(Rows from a dataset of charts and code)
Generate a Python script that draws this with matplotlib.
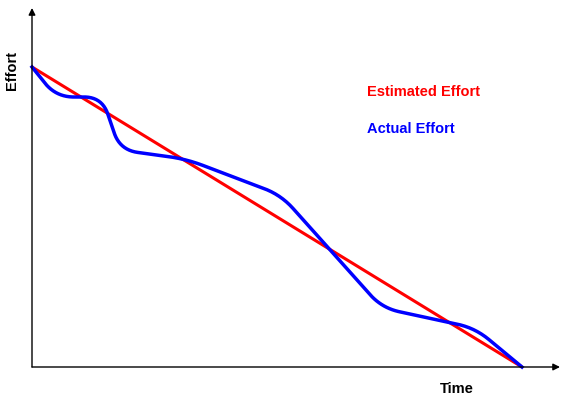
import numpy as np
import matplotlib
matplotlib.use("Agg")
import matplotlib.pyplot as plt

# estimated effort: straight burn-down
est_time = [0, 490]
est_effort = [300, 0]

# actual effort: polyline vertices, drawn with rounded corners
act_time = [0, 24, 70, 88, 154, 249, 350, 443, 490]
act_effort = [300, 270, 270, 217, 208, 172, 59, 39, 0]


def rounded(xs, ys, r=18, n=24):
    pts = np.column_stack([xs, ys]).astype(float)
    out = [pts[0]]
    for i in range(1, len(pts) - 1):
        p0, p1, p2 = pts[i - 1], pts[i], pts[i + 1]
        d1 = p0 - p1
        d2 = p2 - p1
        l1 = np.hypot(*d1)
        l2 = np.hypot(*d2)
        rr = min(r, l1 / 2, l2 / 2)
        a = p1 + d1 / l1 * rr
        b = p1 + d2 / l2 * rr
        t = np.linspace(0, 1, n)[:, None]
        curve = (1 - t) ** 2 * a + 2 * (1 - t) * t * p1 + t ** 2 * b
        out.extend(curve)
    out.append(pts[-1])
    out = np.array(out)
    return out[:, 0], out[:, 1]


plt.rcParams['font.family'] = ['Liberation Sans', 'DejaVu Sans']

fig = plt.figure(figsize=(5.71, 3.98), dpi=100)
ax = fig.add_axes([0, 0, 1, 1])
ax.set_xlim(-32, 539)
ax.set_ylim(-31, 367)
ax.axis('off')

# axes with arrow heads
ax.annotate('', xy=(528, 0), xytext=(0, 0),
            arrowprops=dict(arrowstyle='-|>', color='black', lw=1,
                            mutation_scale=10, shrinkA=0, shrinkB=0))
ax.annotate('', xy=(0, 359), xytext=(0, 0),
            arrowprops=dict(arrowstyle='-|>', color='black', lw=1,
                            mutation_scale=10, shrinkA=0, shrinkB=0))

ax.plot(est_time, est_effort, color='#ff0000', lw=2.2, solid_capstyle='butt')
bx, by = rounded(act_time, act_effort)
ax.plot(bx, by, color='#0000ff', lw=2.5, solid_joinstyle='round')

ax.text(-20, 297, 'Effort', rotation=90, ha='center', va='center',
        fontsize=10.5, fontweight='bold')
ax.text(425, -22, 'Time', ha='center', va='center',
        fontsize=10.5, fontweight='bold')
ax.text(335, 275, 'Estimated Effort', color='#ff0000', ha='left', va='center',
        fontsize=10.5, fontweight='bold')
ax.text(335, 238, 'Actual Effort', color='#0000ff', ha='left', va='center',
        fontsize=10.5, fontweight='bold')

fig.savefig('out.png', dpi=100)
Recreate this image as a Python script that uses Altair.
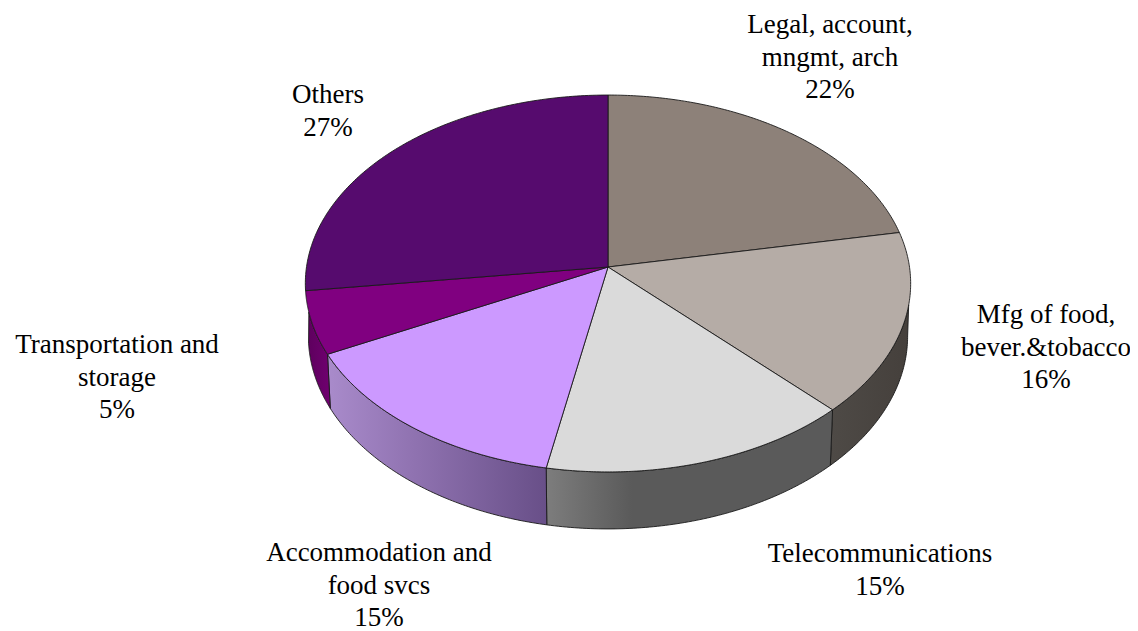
--
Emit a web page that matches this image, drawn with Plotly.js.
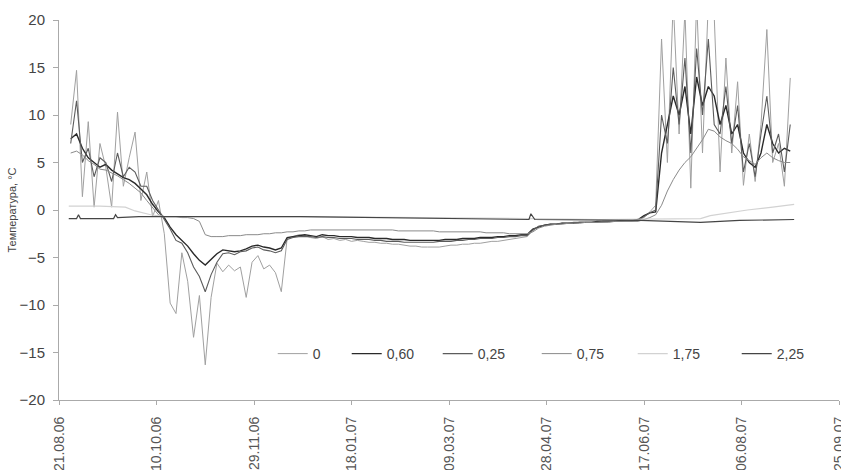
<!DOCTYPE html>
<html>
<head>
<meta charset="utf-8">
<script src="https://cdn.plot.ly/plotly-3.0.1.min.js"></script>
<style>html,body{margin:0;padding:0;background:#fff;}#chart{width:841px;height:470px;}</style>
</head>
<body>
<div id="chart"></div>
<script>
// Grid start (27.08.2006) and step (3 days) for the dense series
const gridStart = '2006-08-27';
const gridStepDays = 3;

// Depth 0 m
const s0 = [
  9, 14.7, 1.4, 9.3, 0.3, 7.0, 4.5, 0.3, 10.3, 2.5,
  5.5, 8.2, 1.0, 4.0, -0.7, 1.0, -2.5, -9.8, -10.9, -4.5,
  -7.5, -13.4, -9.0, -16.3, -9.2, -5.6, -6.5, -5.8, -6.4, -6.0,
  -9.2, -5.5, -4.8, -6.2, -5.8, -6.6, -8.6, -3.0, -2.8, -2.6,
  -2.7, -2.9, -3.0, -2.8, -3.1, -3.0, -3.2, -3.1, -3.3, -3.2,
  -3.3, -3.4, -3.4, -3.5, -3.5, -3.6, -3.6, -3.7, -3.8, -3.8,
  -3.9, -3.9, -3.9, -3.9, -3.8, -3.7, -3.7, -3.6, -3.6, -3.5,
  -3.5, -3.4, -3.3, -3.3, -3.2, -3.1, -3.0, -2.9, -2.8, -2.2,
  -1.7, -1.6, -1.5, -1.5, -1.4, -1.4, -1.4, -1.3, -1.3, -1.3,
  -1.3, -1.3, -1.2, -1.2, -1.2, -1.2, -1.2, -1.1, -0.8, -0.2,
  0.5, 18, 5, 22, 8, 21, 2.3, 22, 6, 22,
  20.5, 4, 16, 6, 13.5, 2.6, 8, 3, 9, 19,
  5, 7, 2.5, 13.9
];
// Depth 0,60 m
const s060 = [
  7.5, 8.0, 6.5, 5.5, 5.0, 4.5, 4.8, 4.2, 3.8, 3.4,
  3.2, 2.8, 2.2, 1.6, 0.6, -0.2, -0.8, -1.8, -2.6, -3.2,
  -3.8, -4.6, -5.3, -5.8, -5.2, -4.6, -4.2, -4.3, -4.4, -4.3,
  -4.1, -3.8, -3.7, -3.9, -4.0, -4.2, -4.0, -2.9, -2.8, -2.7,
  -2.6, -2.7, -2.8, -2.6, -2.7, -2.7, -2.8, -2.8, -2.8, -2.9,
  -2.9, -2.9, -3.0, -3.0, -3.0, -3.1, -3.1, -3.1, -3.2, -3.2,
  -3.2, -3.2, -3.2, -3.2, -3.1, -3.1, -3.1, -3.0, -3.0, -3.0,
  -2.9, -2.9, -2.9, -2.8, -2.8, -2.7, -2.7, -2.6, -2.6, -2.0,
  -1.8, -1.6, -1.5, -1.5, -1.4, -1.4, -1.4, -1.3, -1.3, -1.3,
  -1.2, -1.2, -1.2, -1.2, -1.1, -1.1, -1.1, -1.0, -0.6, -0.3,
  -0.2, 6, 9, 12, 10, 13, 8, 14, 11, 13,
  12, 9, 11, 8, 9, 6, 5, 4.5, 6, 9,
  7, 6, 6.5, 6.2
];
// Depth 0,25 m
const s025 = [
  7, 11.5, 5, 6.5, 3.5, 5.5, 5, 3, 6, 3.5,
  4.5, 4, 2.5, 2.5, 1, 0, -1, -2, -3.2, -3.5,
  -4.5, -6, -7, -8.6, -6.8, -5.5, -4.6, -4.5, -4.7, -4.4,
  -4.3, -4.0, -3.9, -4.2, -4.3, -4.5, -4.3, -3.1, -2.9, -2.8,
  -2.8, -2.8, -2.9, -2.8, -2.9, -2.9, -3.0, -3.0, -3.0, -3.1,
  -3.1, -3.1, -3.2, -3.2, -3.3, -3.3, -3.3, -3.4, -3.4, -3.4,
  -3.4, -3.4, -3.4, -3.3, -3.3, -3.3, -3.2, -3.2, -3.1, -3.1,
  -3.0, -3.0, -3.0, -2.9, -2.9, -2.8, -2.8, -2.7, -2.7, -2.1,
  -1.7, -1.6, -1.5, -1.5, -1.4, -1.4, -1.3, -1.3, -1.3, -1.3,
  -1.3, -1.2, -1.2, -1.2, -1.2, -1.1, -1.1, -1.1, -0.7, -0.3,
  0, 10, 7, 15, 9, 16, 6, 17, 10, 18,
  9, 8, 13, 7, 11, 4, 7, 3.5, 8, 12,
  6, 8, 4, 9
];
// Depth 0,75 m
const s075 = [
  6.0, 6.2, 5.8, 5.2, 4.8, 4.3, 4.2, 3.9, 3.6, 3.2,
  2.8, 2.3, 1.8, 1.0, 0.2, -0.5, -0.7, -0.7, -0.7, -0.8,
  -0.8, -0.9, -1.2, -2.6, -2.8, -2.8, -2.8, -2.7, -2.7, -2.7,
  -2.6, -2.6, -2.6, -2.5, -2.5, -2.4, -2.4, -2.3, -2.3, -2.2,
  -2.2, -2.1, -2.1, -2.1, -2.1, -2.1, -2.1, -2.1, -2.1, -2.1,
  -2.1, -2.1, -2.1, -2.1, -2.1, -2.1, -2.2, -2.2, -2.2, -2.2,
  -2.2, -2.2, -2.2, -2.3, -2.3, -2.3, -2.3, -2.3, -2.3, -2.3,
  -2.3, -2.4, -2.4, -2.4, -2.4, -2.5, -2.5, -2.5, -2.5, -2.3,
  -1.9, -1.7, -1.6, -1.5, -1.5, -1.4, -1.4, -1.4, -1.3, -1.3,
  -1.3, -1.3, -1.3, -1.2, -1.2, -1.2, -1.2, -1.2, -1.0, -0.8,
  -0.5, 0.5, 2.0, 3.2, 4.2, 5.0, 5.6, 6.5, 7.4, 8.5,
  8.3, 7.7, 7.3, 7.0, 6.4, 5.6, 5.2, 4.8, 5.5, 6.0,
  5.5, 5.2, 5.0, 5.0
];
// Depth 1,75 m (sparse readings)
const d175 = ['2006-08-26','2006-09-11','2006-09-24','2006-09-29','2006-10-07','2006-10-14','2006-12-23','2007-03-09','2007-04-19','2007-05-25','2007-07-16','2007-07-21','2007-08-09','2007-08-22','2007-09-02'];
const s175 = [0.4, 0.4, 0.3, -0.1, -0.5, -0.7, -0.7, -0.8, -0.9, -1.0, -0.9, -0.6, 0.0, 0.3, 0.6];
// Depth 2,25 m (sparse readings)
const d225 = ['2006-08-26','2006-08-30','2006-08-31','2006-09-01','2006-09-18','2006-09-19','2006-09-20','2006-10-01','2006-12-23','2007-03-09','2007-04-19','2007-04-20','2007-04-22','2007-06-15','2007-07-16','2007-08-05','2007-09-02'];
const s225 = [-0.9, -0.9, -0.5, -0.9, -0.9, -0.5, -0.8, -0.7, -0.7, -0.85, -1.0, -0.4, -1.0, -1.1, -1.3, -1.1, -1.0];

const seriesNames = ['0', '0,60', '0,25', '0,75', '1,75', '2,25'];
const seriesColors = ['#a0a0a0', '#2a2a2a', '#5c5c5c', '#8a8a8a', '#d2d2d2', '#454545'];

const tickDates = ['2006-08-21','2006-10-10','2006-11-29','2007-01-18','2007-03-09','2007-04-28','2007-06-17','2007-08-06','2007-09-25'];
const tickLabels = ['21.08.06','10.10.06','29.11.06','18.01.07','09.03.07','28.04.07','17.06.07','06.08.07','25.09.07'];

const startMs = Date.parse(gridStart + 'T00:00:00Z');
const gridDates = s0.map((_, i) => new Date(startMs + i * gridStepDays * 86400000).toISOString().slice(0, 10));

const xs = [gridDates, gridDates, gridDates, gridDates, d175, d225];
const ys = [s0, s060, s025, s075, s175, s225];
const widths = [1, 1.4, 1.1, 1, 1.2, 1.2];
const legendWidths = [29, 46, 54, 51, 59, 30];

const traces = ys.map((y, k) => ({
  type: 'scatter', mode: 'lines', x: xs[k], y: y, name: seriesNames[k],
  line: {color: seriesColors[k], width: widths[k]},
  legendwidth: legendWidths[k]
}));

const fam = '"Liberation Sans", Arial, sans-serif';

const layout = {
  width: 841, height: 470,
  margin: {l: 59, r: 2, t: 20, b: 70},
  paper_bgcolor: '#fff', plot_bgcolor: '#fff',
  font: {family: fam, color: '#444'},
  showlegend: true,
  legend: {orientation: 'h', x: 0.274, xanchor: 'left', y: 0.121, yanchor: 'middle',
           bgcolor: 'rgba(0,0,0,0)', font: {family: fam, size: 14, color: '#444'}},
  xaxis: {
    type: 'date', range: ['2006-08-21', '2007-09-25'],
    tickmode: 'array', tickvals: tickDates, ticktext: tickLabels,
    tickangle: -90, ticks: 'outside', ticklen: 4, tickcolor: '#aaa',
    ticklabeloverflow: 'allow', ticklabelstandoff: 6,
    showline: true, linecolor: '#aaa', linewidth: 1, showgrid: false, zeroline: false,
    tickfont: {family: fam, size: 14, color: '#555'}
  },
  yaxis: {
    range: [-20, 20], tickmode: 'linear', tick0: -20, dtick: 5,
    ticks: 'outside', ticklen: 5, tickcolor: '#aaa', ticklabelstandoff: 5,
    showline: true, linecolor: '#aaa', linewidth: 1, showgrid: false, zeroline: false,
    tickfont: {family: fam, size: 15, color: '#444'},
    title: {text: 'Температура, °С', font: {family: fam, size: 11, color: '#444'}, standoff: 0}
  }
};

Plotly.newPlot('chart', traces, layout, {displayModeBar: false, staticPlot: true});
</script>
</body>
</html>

● Do this: Print everything from the line with "Generate a Python" down to the line with "act_effort = [300, 270, 270, 217, 208, 172, 59, 39, 0]" in the entries above, both lines included and nothing more, without the pictures.

● Written response:
Generate a Python script that draws this with matplotlib.
import numpy as np
import matplotlib
matplotlib.use("Agg")
import matplotlib.pyplot as plt

# estimated effort: straight burn-down
est_time = [0, 490]
est_effort = [300, 0]

# actual effort: polyline vertices, drawn with rounded corners
act_time = [0, 24, 70, 88, 154, 249, 350, 443, 490]
act_effort = [300, 270, 270, 217, 208, 172, 59, 39, 0]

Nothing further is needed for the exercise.